Tre cose sulla morte di bin Laden
L'esistenza di foto e video dell'operazione, gli hard disk sequestrati nell'edificio, la complicata posizione del Pakistan
La morte di bin Laden, e le circostanze in cui è avvenuta, sono un evento di portata tale da coinvolgere e condizionare decine di aspetti e questioni diverse: la diffusione del terrorismo nel mondo, la politica interna degli Stati Uniti, le relazioni internazionali, gli orientamenti dell’opinione pubblica mondiale, l’atteggiamento dei mezzi di informazione. Ieri al Post abbiamo scritto molto di Osama bin Laden, dell’operazione che lo ha ucciso, della sua storia e dei suoi sviluppi. Ci sono tre cose che meritano di essere dette, a integrazione di quel racconto. Altre, probabilmente, verranno nei prossimi giorni.
Esistono foto e video del blitz?
Sì, esistono. Operazioni complesse come quella che ha portato all’uccisione di Osama bin Laden vengono registrate grazie alle telecamere poste sugli elmetti dei soldati che vi partecipano. Sappiamo che Barack Obama e i vertici del governo americano hanno seguito l’evolversi dell’operazione dalla Sala emergenze della Casa Bianca. John Brennan, consigliere antiterrorismo dell’amministrazione Obama, ha detto che non è ancora stata presa una decisione sulla diffusione di fotografie e video a prova della morte di bin Laden: esiste il rischio che possano generare ulteriore rabbia tra i terroristi e compromettere la sicurezza dei soldati americani in Afghanistan. Le foto sarebbero piuttosto cruente, dato che bin Laden è stato colpito alla testa. Sempre ieri, l’Associated Press ha citato due funzionari del Pentagono secondo cui il video del funerale di Osama bin Laden e forse anche le foto del suo cadavere potrebbero essere diffuse in tempi brevi.
L’hard disk di Osama bin Laden
Al termine del blitz, le forze speciali hanno setacciato l’edificio che ospitava bin Laden, sequestrando parecchio materiale, soprattutto informatico. Sono stati sequestrati computer portatili, dispositivi elettronici e hard disk. «Puoi immaginare cosa c’è nell’hard disk di Osama bin Laden?», ha detto dietro garanzia dell’anonimato un funzionario del Pentagono a Politico. Tutto il materiale sta venendo esaminato dagli analisti statunitensi in una località segreta dell’Afghanistan. «Centinaia di persone stanno scorrendo tutto: sarebbe eccezionale anche ottenere soltanto il dieci per cento delle informazioni contenute in quel materiale».
Cosa sapeva il Pakistan di bin Laden?
Fin dall’11 settembre le autorità pakistane hanno fatto una sorta di doppio gioco.

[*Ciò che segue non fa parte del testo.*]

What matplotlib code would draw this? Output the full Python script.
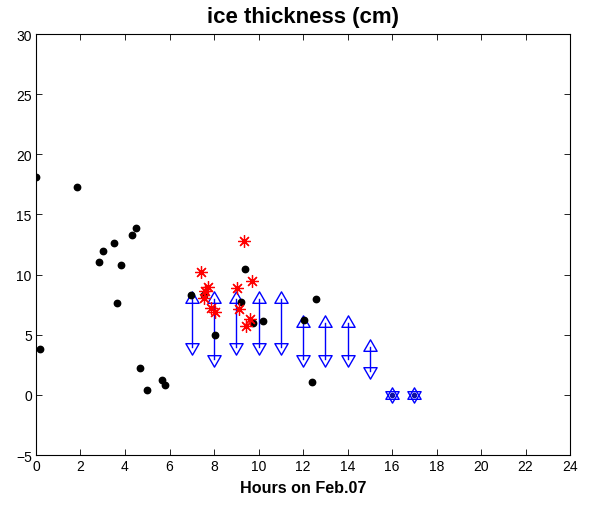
import matplotlib
matplotlib.use("Agg")
import matplotlib.pyplot as plt
from matplotlib.path import Path
import numpy as np

plt.rcParams['font.family'] = ['Liberation Sans', 'DejaVu Sans']

# Point measurements of ice thickness (black dots)
obs_hours = [0.0, 0.18, 1.85, 2.84, 3.02, 3.51, 3.65, 3.83, 4.32, 4.5,
             4.68, 5.0, 5.68, 5.8, 6.98, 7.57, 8.06, 9.23, 9.4, 9.74,
             10.22, 12.03, 12.4, 12.57]
obs_thick = [18.1, 3.8, 17.3, 11.05, 12.0, 12.6, 7.6, 10.8, 13.3, 13.9,
             2.2, 0.4, 1.2, 0.85, 8.3, 8.3, 5.0, 7.7, 10.45, 5.95,
             6.15, 6.26, 1.1, 8.0]

# Second set of measurements (red asterisks)
star_hours = [9.37, 7.43, 9.7, 7.75, 7.6, 7.53, 9.04, 7.87, 8.04, 9.11,
              9.6, 9.42]
star_thick = [12.8, 10.2, 9.5, 8.95, 8.65, 8.05, 8.87, 7.26, 6.93, 7.15,
              6.3, 5.76]

# Estimated thickness ranges (blue double arrows)
range_hours = [7, 8, 9, 10, 11, 12, 13, 14, 15, 16, 17]
range_high = [8, 8, 8, 8, 8, 6, 6, 6, 4, 0, 0]
range_low = [4, 3, 4, 4, 4, 3, 3, 3, 2, 0, 0]

x_ticks = list(range(0, 25, 2))
y_ticks = list(range(-5, 31, 5))

# Equilateral triangles centred on their centroid
s3 = np.sqrt(3) / 2
tri_up = Path([(0, 1), (-s3, -0.5), (s3, -0.5), (0, 1)],
              [Path.MOVETO, Path.LINETO, Path.LINETO, Path.CLOSEPOLY])
tri_down = Path([(0, -1), (-s3, 0.5), (s3, 0.5), (0, -1)],
                [Path.MOVETO, Path.LINETO, Path.LINETO, Path.CLOSEPOLY])

fig = plt.figure(figsize=(5.95, 5.06), dpi=100)
ax = fig.add_axes([0.0605, 0.0988, 0.8975, 0.8320])

for h, hi, lo in zip(range_hours, range_high, range_low):
    ax.plot([h, h], [lo, hi], color='blue', lw=1.0, zorder=2)
    ax.plot(h, hi, marker=tri_up, ms=11, mfc='none', mec='blue', mew=1.0,
            zorder=3)
    ax.plot(h, lo, marker=tri_down, ms=11, mfc='none', mec='blue', mew=1.0,
            zorder=3)
    if hi == lo:
        ax.plot(h, hi, marker='o', ms=3, color='#1010a0', zorder=4)

ax.plot(obs_hours, obs_thick, linestyle='none', marker='o', ms=4.6,
        color='black', zorder=4)
ax.plot(star_hours, star_thick, linestyle='none', marker=(8, 2, 0), ms=9,
        mec='red', mew=0.9, zorder=5)

ax.set_xlim(0, 24)
ax.set_ylim(-5, 30)
ax.set_xticks(x_ticks)
ax.set_yticks(y_ticks)
ax.tick_params(direction='in', top=True, right=True, length=4, width=0.6,
               labelsize=10, pad=3)
for s in ax.spines.values():
    s.set_linewidth(0.8)

ax.set_title('ice thickness (cm)', fontsize=16, fontweight='bold', pad=9)
ax.set_xlabel('Hours on Feb.07', fontsize=11.6, fontweight='bold', labelpad=5)

fig.savefig('out.png', dpi=100)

La posizione del governo è sempre stata severa contro i terroristi e determinata a lavorare insieme agli Stati Uniti. E nonostante questo è noto che pezzi del governo pakistano – soprattutto dell’esercito – lavorano più o meno segretamente per il gruppo Haqqani e per Al Qaida. Il fatto che Osama bin Laden sia stato trovato non in una caverna al confine tra Afghanistan e Pakistan, come si pensava, ma in una cittadina a pochi chilometri dalla capitale Islamabad, dentro un edificio grande nove volte tutti quelli circostanti, legittima le domande su se e cosa sapesse il governo del Pakistan. Anche alla luce del fatto che le autorità statunitensi hanno deciso di non informarlo del blitz. John Brennan, consigliere antiterrorismo della Casa Bianca, ha detto ieri che gli Stati Uniti stanno ancora investigando su chi e quanto sapesse del nascondiglio di bin Laden. Ma ha aggiunto: «L’idea che bin Laden vivesse lì per lunghi periodi senza una rete di sostegno nel paese è inconcepibile». Bisognerà vedere quanto è estesa, questa rete di sostegno, e quanto in alto arriva. In ogni caso i rapporti tra Stati Uniti e Pakistan sono piuttosto nervosi. La settimana scorsa il capo di stato maggiore, l’ammiraglio Mike Mullen, si trovava in visita in Pakistan: durante una conferenza stampa ha accusato pubblicamente l’esercito pakistano di sostenere il gruppo Haqqani.